Forced Diuresis and Manipulation of Urinary pH

Forced diuresis by volume expansion with isotonic sodium-containing solutions, such as 0.9% NaCl or lactated Ringer solution, may increase renal clearance of some molecules. The effect is potentially more important in patients who have had contraction of the extracellular fluid volume as a result of sodium loss. After the extracellular fluid volume is restored, continued infusion of saline increases urine volume proportionally more than the glomerular filtration rate (GFR), which may increase excretion of some small molecules such as urea, but which has marginal efficacy in the case of most poisonings where urine flow is not a significant determinant of excretion. The significant risk of this therapy is extracellular fluid volume overload, manifested by pulmonary and cerebral edema. Administration of diuretics such as furosemide along with saline may diminish the risk of extracellular fluid volume overload, but complicate the therapy, confuse the assessment of extracellular fluid volume, and increase the risk of metabolic alkalosis and hypokalemia. The unproven efficacy of forced diuresis in the management of any overdose has led most experts to abandon its use.

Many xenobiotics are weak acids or bases that are ionized in aqueous solution to an extent that depends on the pKa of the compound and the pH of the solution. Knowing these variables, the Henderson-Hasselbalch equation can be used to determine the relative proportions of the acids, bases, and buffer pairs. Cell membranes are relatively impermeable to ionized, or polar molecules (such as an unprotonated salicylate anion), whereas nonionized, nonpolar forms (such as the protonated, noncharged salicylic acid) can cross more easily. As xenobiotics pass through the kidney, they may be filtered, secreted, and reabsorbed. If the urinary pH is manipulated to favor the formation of the ionized form in the tubular lumen, the drug is trapped in the tubular fluid and not passively reabsorbed into the bloodstream (“ion trapping”). Hence the rate and extent of its elimination can be increased. To make manipulation of urinary pH worthwhile, the renal excretion of the compound must be a major route of elimination.

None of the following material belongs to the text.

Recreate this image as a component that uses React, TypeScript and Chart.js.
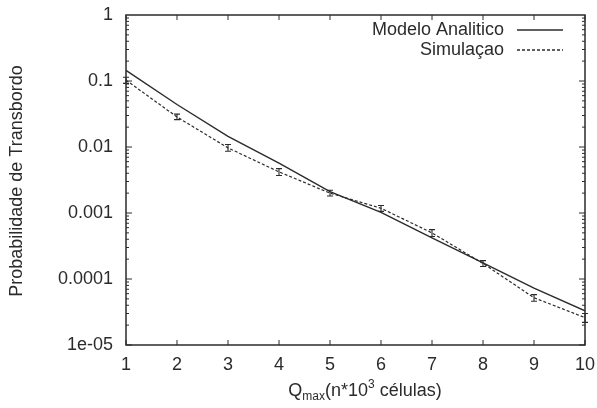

Acidification of the urine by systemic administration of HCl or NH4Cl to enhance elimination of weak bases, such as phencyclidine or amphetamines, is not useful and is potentially dangerous. The technique has been abandoned because it does not significantly enhance removal of xenobiotics and is complicated by systemic metabolic acidosis.

Alkalinization of the urine to enhance elimination of weak acids has a limited role for xenobiotics such as salicylates, phenobarbital, chlorpropamide, formate, diflunisal, fluoride, methotrexate, and the herbicide 2,4-dichlorophen-oxyacetic acid (2,4-D). These weak acids are ionized at alkaline urine pH and tubular reabsorption is thereby greatly reduced. Alkalinization is achieved by the intravenous administration of sodium bicarbonate, 1-2 mEq/kg body weight every three to four hours. The goal is to increase urinary pH to 7-8.

The risk of extracellular fluid volume overload with sodium bicarbonate administration is the same as with the administration of 0.9% NaCl. Hypernatremia after administration of hypertonic sodium bicarbonate may also ensue. Bicarbonaturia is also associated with urinary potassium losses, so serum potassium concentration should be monitored frequently and KCl given liberally as long as the GFR is not impaired. A further complication of alkalemia is a decrease of ionized calcium, which becomes bound by albumin as protons are titrated off serum proteins; if this occurs, tetany may occur. Increasing urine pH by decreasing proximal tubular bicarbonate reabsorption via administration of carbonic anhydrase inhibitors such as acetazolamide is not recommended.